Senior financiers say it is the key phrase ’in a way likely to cause damage’ that effectively forbids any such loans, particularly given Australia’s signing of the Paris climate treaty; the rapidly narrowing global ‘carbon budget’ and the Carmichael mine life of 60 years; its potential impacts on the increasingly endangered and damaged Great Barrier Reef; not to mention water quality, and other environmental considerations.

Giving approval for the loan could pave the way for other Galilee Basin mines to be developed, including those owned by Gina Rinehart and GVK.

‘The Australian government is committed to the Paris climate agreement of limiting warming to 2°C or less, and scientific analysis indicates that the coal of the Galilee Basin must stay in the ground if this target is to be achieved,’ says Tim Flannery, chief climate councillor for the Climate Council.
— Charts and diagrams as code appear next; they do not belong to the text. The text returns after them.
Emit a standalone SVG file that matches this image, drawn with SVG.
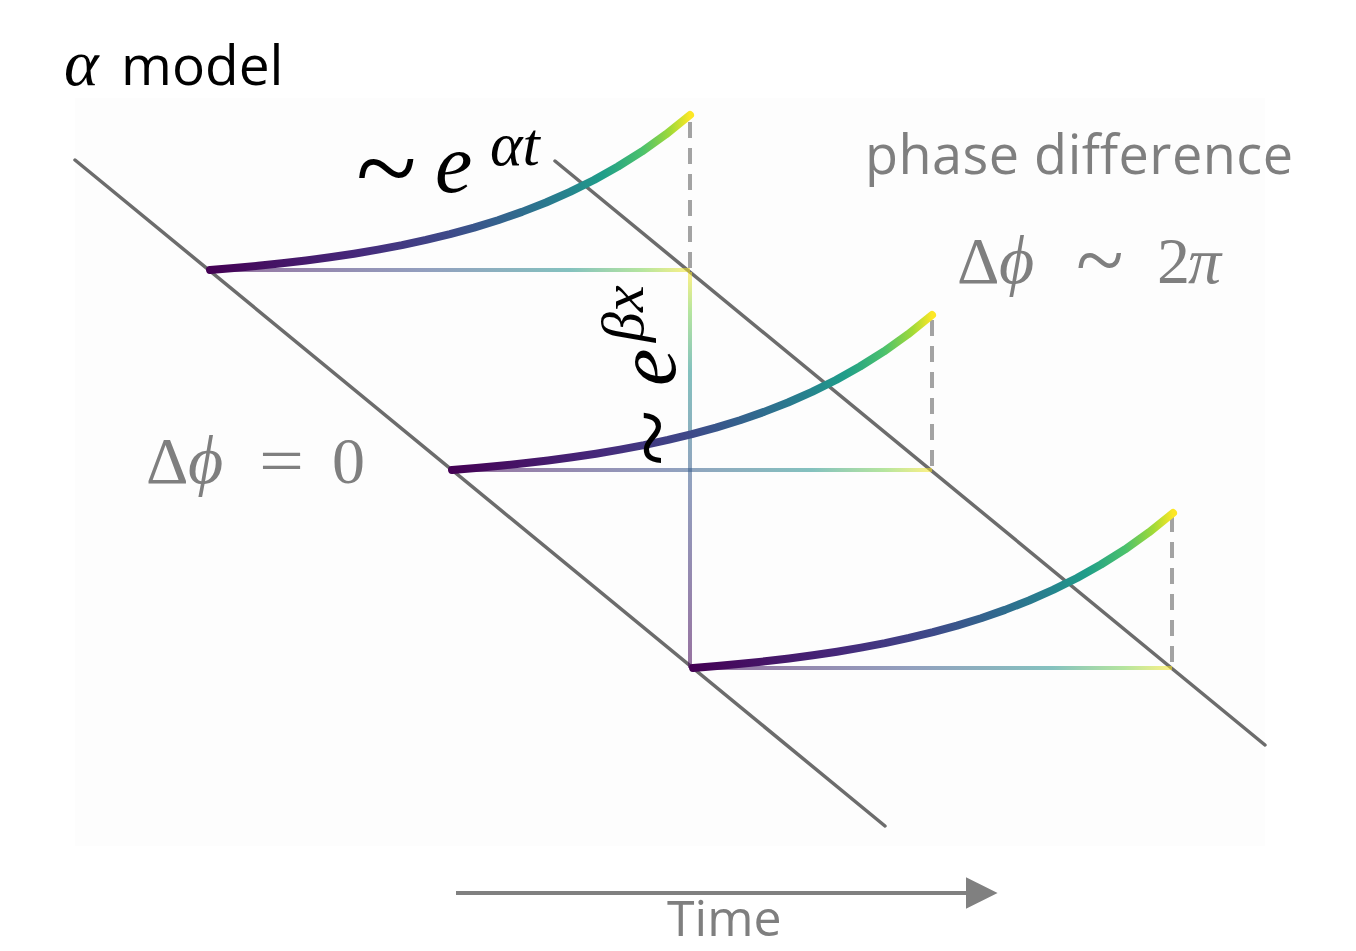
<svg xmlns="http://www.w3.org/2000/svg" xmlns:xlink="http://www.w3.org/1999/xlink" width="1356" height="951" viewBox="0 0 1356 951">
  <style>
    .diag { stroke: #6c6c6c; stroke-width: 3.5; fill: none; stroke-linecap: round; }
    .dash { stroke: #a3a3a3; stroke-width: 4; stroke-dasharray: 16 10; fill: none; }
    .curve { fill: none; stroke: url(#curveGrad); stroke-width: 8; stroke-linecap: round; stroke-linejoin: round; }
    .hbar { fill: url(#hGrad); opacity: 0.55; }
    .gray { fill: #7f7f7f; }
    .serif { font-family: "Liberation Serif", "DejaVu Serif", serif; }
    .sans { font-family: "Open Sans", "Liberation Sans", sans-serif; }
    .it { font-style: italic; }
  </style>
  <defs>
    <linearGradient id="curveGrad" x1="0" y1="0" x2="1" y2="0">
      <stop offset="0" stop-color="#440154"/>
      <stop offset="0.3" stop-color="#46287a"/>
      <stop offset="0.5" stop-color="#3e4a89"/>
      <stop offset="0.63" stop-color="#31688e"/>
      <stop offset="0.74" stop-color="#26828e"/>
      <stop offset="0.82" stop-color="#1f9e89"/>
      <stop offset="0.9" stop-color="#4ac16d"/>
      <stop offset="0.96" stop-color="#a2da37"/>
      <stop offset="1" stop-color="#fde725"/>
    </linearGradient>
    <linearGradient id="hGrad" x1="0" y1="0" x2="1" y2="0">
      <stop offset="0" stop-color="#440154"/>
      <stop offset="0.45" stop-color="#3b528b"/>
      <stop offset="0.75" stop-color="#21918c"/>
      <stop offset="0.9" stop-color="#7ad151"/>
      <stop offset="1" stop-color="#fde725"/>
    </linearGradient>
    <linearGradient id="vGrad" x1="0" y1="1" x2="0" y2="0">
      <stop offset="0" stop-color="#440154"/>
      <stop offset="0.45" stop-color="#3b528b"/>
      <stop offset="0.75" stop-color="#21918c"/>
      <stop offset="0.9" stop-color="#7ad151"/>
      <stop offset="1" stop-color="#fde725"/>
    </linearGradient>
    <path id="expCurve" d="M0,0 L24,-2.0 L48,-4.2 L72,-6.7 L96,-9.5 L120,-12.7 L144,-16.3 L168,-20.4 L192,-24.9 L216,-30.1 L240,-35.9 L264,-42.4 L288,-49.8 L312,-58.1 L336,-67.5 L360,-78.1 L384,-90.0 L408,-103.5 L432,-118.6 L456,-135.7 L480,-155"/>
    <marker id="arrowHead" viewBox="0 0 10 10" refX="2" refY="5" markerWidth="8" markerHeight="8" markerUnits="strokeWidth" orient="auto">
      <path d="M0,0 L10,5 L0,10 Z" fill="#808080"/>
    </marker>
  </defs>

  <rect id="background" x="75" y="98" width="1190" height="748" fill="#fdfdfd"/>

  <g id="title">
    <text x="64" y="85" font-size="66" class="serif it" fill="#000">α</text>
    <text x="121" y="85" font-size="55" class="sans" fill="#000">model</text>
  </g>

  <g id="connectors">
    <line id="front1" class="diag" x1="75" y1="160" x2="885" y2="826"/>
    <line id="front2" class="diag" x1="555" y1="161" x2="1265" y2="745"/>
    <rect class="hbar" x="210" y="268" width="480" height="4"/>
    <rect class="hbar" x="452" y="468" width="480" height="4"/>
    <rect class="hbar" x="693" y="666" width="479" height="4"/>
    <rect id="vbar" x="688" y="272" width="4" height="396" fill="url(#vGrad)" opacity="0.55"/>
    <line class="dash" x1="690" y1="122" x2="690" y2="268"/>
    <line class="dash" x1="932" y1="320" x2="932" y2="468"/>
    <line class="dash" x1="1172" y1="516" x2="1172" y2="666"/>
    <line id="timeArrow" x1="456" y1="893" x2="972" y2="893" stroke="#808080" stroke-width="4" marker-end="url(#arrowHead)"/>
  </g>

  <g id="curve1"><use xlink:href="#expCurve" href="#expCurve" class="curve" transform="translate(210,270)"/></g>
  <g id="curve2"><use xlink:href="#expCurve" href="#expCurve" class="curve" transform="translate(452,470)"/></g>
  <g id="curve3"><use xlink:href="#expCurve" href="#expCurve" class="curve" transform="translate(693,668)"/></g>

  <g id="label-exp-alpha" class="serif" fill="#000">
    <text x="356" y="206" font-size="112">~</text>
    <text x="435" y="192" font-size="84" class="it">e</text>
    <text x="490" y="165" font-size="62" class="it">αt</text>
  </g>

  <g id="label-exp-beta" class="serif" fill="#000" transform="translate(675,470) rotate(-90)">
    <text x="4" y="12" font-size="104">~</text>
    <text x="84" y="0" font-size="84" class="it">e</text>
    <text x="128" y="-32" font-size="60" class="it">βx</text>
  </g>

  <g id="label-phase-diff">
    <text x="865" y="174" font-size="54" class="sans gray" textLength="428" lengthAdjust="spacing">phase difference</text>
  </g>

  <g id="label-dphi-2pi" class="serif gray">
    <text x="957" y="283" font-size="66">Δ</text>
    <text x="999" y="283" font-size="68" class="it">ϕ</text>
    <text x="1076" y="290" font-size="88">~</text>
    <text x="1157" y="283" font-size="66">2</text>
    <text x="1188" y="283" font-size="66" class="it">π</text>
  </g>

  <g id="label-dphi-0" class="serif gray">
    <text x="146" y="483" font-size="66">Δ</text>
    <text x="188" y="483" font-size="68" class="it">ϕ</text>
    <text x="259" y="483" font-size="66" textLength="45" lengthAdjust="spacingAndGlyphs">=</text>
    <text x="332" y="483" font-size="66">0</text>
  </g>

  <g id="label-time">
    <text x="667" y="936" font-size="50" class="sans gray">Time</text>
  </g>
</svg>
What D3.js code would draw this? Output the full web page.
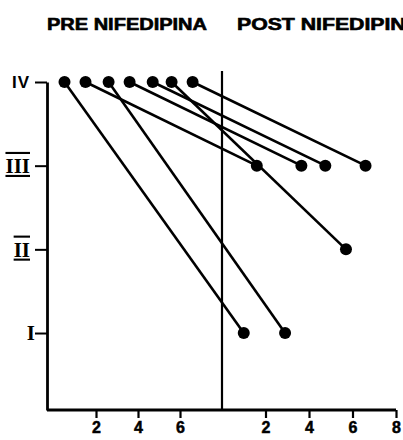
<!DOCTYPE html>
<html>
<head>
<meta charset="utf-8">
<script src="https://cdn.jsdelivr.net/npm/d3@7"></script>
<style>
  body { margin: 0; background: #fff; }
  svg { display: block; }
  text { fill: #000; }
</style>
</head>
<body>
<div id="chart"></div>
<script>
(function() {
  'use strict';

// functional class (I-IV) before and after nifedipine, one row per patient
const preDose = [0.5, 1.5, 2.6, 3.6, 4.7, 5.6, 6.6];
const preClass = [4, 4, 4, 4, 4, 4, 4];
const postDose = [1.0, 1.6, 2.9, 3.65, 4.75, 5.7, 6.6];
const postClass = [1, 3, 1, 3, 3, 2, 3];

const classTicks = [1, 2, 3, 4];
const classLabels = ['I', 'II', 'III', 'IV'];
const preTicks = [2, 4, 6];
const postTicks = [2, 4, 6, 8];
const titles = ['PRE NIFEDIPINA', 'POST NIFEDIPINA'];

const W = 403;
const H = 440;
const AXIS_X = 47;
const BASE_Y = 410;

const svg = d3.select('#chart')
  .append('svg')
    .attr('width', W)
    .attr('height', H);

const xPre = d3.scaleLinear().domain([0, 8]).range([54, 222]);
const xPost = d3.scaleLinear().domain([0, 8]).range([222, 396]);
const y = d3.scaleLinear().domain([0.08, 4]).range([BASE_Y, 82]);

// titles
svg.append('text')
  .attr('x', 47).attr('y', 30)
  .attr('textLength', 160).attr('lengthAdjust', 'spacingAndGlyphs')
  .style('font', 'bold 16px "Liberation Sans", Arial, sans-serif')
  .style('stroke', '#000').style('stroke-width', 0.6)
  .text(titles[0]);
svg.append('text')
  .attr('x', 237).attr('y', 30)
  .attr('textLength', 184).attr('lengthAdjust', 'spacingAndGlyphs')
  .style('font', 'bold 16px "Liberation Sans", Arial, sans-serif')
  .style('stroke', '#000').style('stroke-width', 0.6)
  .text(titles[1]);

// y axis
const yAxis = d3.axisLeft(y)
  .tickValues(classTicks)
  .tickSize(12)
  .tickSizeOuter(0)
  .tickFormat((d) => classLabels[d - 1]);

const yg = svg.append('g')
  .attr('transform', `translate(${AXIS_X}, 0)`)
  .call(yAxis)
  .attr('font-size', null)
  .attr('font-family', null);
yg.select('.domain').attr('stroke-width', 2.8);
yg.selectAll('.tick line').attr('stroke-width', 2);
yg.selectAll('.tick text')
  .attr('x', (d) => d === 1 ? -12 : -17)
  .style('font-weight', 'bold')
  .style('font-family', (d) => d === 4 ? '"Liberation Sans", Arial, sans-serif' : '"Liberation Serif", serif')
  .style('font-size', (d) => d === 4 ? '17px' : '21px')
  .style('letter-spacing', (d) => d === 4 ? '1px' : '0px')
  .style('text-decoration', (d) => d === 2 || d === 3 ? 'underline overline' : 'none');

// bottom axis line
svg.append('line')
  .attr('x1', AXIS_X).attr('x2', xPost(8))
  .attr('y1', BASE_Y).attr('y2', BASE_Y)
  .attr('stroke', '#000').attr('stroke-width', 2.8);

function bottomAxis(scale, ticks) {
  const g = svg.append('g')
    .attr('transform', `translate(0, ${BASE_Y})`)
    .call(d3.axisBottom(scale).tickValues(ticks).tickSize(8).tickSizeOuter(0))
    .attr('font-size', null)
    .attr('font-family', null);
  g.select('.domain').remove();
  g.selectAll('.tick line').attr('stroke-width', 2.2);
  g.selectAll('.tick text')
    .attr('y', 12)
    .style('font-family', '"Liberation Sans", Arial, sans-serif')
    .style('font-weight', 'bold')
    .style('font-size', '16px')
    .style('stroke', '#000').style('stroke-width', 0.5);
}
bottomAxis(xPre, preTicks);
bottomAxis(xPost, postTicks);

// divider between pre and post
svg.append('line')
  .attr('x1', xPre(8)).attr('x2', xPre(8))
  .attr('y1', 71).attr('y2', BASE_Y)
  .attr('stroke', '#000').attr('stroke-width', 2.2);

const pairs = preDose.map((d, i) => ({
  x0: xPre(d), y0: y(preClass[i]),
  x1: xPost(postDose[i]), y1: y(postClass[i])
}));

svg.selectAll('.pair')
  .data(pairs)
  .enter()
  .append('line')
    .attr('class', 'pair')
    .attr('x1', (d) => d.x0).attr('y1', (d) => d.y0)
    .attr('x2', (d) => d.x1).attr('y2', (d) => d.y1)
    .attr('stroke', '#000').attr('stroke-width', 2.6);

svg.selectAll('.pre')
  .data(pairs)
  .enter()
  .append('circle')
    .attr('class', 'pre')
    .attr('cx', (d) => d.x0).attr('cy', (d) => d.y0)
    .attr('r', 6);

svg.selectAll('.post')
  .data(pairs)
  .enter()
  .append('circle')
    .attr('class', 'post')
    .attr('cx', (d) => d.x1).attr('cy', (d) => d.y1)
    .attr('r', 6);

})();
</script>
</body>
</html>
‘There can be no doubt that the opening of the Galilee Basin coal reserves will see the Australian government accused of hypocrisy and duplicity. It is absolutely clear, therefore, that if NAIF approves the Adani loan it will be contravening its own charter.’
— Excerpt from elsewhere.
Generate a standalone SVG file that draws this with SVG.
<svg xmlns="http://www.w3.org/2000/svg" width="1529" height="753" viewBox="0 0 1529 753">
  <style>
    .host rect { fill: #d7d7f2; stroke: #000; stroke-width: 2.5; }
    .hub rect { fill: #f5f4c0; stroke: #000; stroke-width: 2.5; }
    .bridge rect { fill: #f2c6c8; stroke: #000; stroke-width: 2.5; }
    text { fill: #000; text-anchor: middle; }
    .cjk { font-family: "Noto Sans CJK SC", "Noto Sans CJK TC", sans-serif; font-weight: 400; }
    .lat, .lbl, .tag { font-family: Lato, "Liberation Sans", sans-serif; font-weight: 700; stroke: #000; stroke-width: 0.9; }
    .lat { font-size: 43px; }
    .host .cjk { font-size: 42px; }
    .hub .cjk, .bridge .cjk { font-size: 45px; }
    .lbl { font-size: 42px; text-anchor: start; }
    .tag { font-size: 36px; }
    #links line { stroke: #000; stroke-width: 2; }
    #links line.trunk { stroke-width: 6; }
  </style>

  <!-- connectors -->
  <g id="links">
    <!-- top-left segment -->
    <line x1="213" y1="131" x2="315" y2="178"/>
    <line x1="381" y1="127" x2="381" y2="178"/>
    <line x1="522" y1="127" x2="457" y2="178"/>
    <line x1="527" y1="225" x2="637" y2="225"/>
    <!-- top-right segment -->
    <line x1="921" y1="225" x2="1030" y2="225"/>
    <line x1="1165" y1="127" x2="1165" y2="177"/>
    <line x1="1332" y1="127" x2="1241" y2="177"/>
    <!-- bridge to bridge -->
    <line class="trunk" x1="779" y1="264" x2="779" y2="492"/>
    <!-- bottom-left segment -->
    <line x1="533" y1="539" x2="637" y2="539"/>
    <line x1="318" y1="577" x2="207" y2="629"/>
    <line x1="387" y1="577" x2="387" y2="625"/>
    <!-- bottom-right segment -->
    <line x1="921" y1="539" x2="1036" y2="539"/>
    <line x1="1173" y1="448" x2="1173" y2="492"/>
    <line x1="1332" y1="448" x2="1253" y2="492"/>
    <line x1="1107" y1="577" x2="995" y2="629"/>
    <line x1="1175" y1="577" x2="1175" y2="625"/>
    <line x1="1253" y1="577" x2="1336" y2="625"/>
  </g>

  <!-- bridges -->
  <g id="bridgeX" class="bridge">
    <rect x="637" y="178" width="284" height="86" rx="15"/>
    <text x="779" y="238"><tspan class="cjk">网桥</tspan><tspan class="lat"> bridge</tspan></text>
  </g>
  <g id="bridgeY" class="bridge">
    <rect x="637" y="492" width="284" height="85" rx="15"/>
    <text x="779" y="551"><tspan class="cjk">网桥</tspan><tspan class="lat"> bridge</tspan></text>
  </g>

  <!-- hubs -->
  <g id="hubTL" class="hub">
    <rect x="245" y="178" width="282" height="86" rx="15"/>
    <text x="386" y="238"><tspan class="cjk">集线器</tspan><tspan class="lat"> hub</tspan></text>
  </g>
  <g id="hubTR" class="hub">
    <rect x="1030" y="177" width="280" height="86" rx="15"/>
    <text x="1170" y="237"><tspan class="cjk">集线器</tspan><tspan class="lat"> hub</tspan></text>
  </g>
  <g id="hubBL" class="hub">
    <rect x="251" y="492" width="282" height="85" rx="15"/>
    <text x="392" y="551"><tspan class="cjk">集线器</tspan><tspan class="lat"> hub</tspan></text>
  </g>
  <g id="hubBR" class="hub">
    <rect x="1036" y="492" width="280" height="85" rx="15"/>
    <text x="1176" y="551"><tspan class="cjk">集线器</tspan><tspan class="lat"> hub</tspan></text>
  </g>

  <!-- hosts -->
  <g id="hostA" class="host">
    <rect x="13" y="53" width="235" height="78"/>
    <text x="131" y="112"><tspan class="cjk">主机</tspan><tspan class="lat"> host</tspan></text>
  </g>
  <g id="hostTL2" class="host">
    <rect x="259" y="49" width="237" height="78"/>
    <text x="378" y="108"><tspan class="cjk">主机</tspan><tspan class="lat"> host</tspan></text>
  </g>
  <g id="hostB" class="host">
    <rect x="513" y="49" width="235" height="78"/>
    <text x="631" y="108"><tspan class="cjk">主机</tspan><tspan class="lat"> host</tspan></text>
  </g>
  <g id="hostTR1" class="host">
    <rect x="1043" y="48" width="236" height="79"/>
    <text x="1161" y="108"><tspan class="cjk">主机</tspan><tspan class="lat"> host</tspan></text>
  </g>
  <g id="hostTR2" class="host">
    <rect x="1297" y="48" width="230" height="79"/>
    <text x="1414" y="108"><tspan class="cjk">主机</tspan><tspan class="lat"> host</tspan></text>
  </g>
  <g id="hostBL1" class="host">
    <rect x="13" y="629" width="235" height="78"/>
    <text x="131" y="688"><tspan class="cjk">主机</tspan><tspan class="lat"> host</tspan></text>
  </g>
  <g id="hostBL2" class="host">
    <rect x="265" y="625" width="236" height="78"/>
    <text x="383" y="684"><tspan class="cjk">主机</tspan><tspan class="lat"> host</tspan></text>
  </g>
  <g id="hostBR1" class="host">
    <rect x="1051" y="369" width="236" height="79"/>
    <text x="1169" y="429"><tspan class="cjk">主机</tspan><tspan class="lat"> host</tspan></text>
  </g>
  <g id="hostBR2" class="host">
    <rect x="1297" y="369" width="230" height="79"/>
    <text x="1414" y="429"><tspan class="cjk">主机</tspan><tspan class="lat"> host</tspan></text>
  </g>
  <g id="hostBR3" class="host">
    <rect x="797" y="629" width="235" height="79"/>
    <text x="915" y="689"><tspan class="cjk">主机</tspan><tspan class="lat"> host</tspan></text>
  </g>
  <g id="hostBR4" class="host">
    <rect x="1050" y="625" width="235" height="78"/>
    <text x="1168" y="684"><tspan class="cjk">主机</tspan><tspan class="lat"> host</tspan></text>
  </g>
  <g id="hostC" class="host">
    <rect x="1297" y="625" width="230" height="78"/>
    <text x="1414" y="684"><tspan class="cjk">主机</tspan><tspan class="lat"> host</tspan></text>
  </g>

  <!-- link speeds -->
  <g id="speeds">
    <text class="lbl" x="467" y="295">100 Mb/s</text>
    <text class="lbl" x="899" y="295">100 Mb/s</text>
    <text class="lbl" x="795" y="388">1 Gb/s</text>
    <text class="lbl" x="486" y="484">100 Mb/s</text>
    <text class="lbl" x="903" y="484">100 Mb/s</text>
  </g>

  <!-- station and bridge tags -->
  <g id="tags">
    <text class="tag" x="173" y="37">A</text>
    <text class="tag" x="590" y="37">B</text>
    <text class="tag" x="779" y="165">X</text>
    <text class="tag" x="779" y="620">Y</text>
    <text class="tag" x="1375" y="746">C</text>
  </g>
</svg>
Another hurdle has also emerged on the way any concessional loan would have to be treated in the federal budget.

The budget must reflect, from day 1 of the loan, the ‘net present value’ (NPV) of a concessional finance charge – that being the NPV of the difference between what a private financial institution would lend at less the government borrowing rate.

Given the 4 per cent difference between a commercial and a government loan, that would amount to $36 million on a $900 million loan, or $380 million over 20 years if a ‘discount rate’ of 7 per cent per annum is applied.

John Hewson, the former Liberal Party leader and chair of the Asset Owners Disclosure Project, says he ‘cannot imagine’ that the Turnbull government would even contemplate supporting the Adani proposal.

‘There is absolutely no justification for the federal government support for this project. In my AODP terms, Adani is already a “stranded asset”! Moreover, if NAIF were to actually support a concessional loan for this project, I believe it would be in breach of their mandate – certainly contestable in our courts.’

Controversy has raged over the Carmichael coal proposal, which is emerging as a symbol as potent as the Franklin Dam protests in the late 1970s and early 1980s.

The federal government, however, has continued to express support for the project, particularly through deputy prime minister Barnaby Joyce and his former chief of staff, the now Resources Minister Matt Canavan, even though their job estimates are grossly inflated over what Adani has told the courts.

The Queensland Labor government has offered deferral of royalty payments that could amount to around $300 million, the latest in a long list of federal and state concessions to Adani, including an unlimited water licence, relaxed rules on mining rehabilitation, intervention by Turnbull into native title laws, and weakened protections for vulnerable species.

Despite this, there are still questions about the economic viability of the project, and doubts that Adani are even serious about the project, given its struggling finances and debt burden, and questions about the potential conflicts of interest of some directors.

The ‘reputation’ clause, however, may be the final blow to the project.

‘Given the clarity of the above statements is beyond my understanding of how the Board of NAIF can conclude that the providing a subsidised loan to facilitate a project of this nature is not … in any way likely … to cause damage to the Commonwealths reputation,’ said one financier.

Tim Buckley, senior analyst for IEEFA, says the reputational damage of the federal and Queensland governments’ from subsidising the Carmichael project would be obvious as governments ratchet up their own respective efforts to combat climate change, and deliver on ever-tighter and more pressing Paris Climate Agreement targets.

He says countries such as India are doing far more than their far share under the ‘common but differentiated responsibilities’ of the Paris Agreement. ‘Australia needs to reflect on the likely border taxes that India is already considering imposing on countries like ours that fail this test.’

Former Greens leader Christine Milne says subsidising a ‘carbon bomb’ such as the Carmichael mine, at the same time as ratifying the Paris Agreement and agreeing to pursue a limit of 1.5°C of warming, would further erode Australia’s global reputation.

‘Any decision to subsidise a loan to deliberately drive up global carbon emissions from the Galilee Basin would be in the same category as President Trump’s decision to withdraw from the Paris Agreement. Both acts are vandalism and both irreparably destroy the global reputations of their nations.’

‘The international community will already be disgusted by the contempt Australia is demonstrating by even considering a subsidised loan for opening up the Galilee Basin. No nation can expect to be respected when it says one thing and does another. Australia is risking its reputation and can expect repercussions.’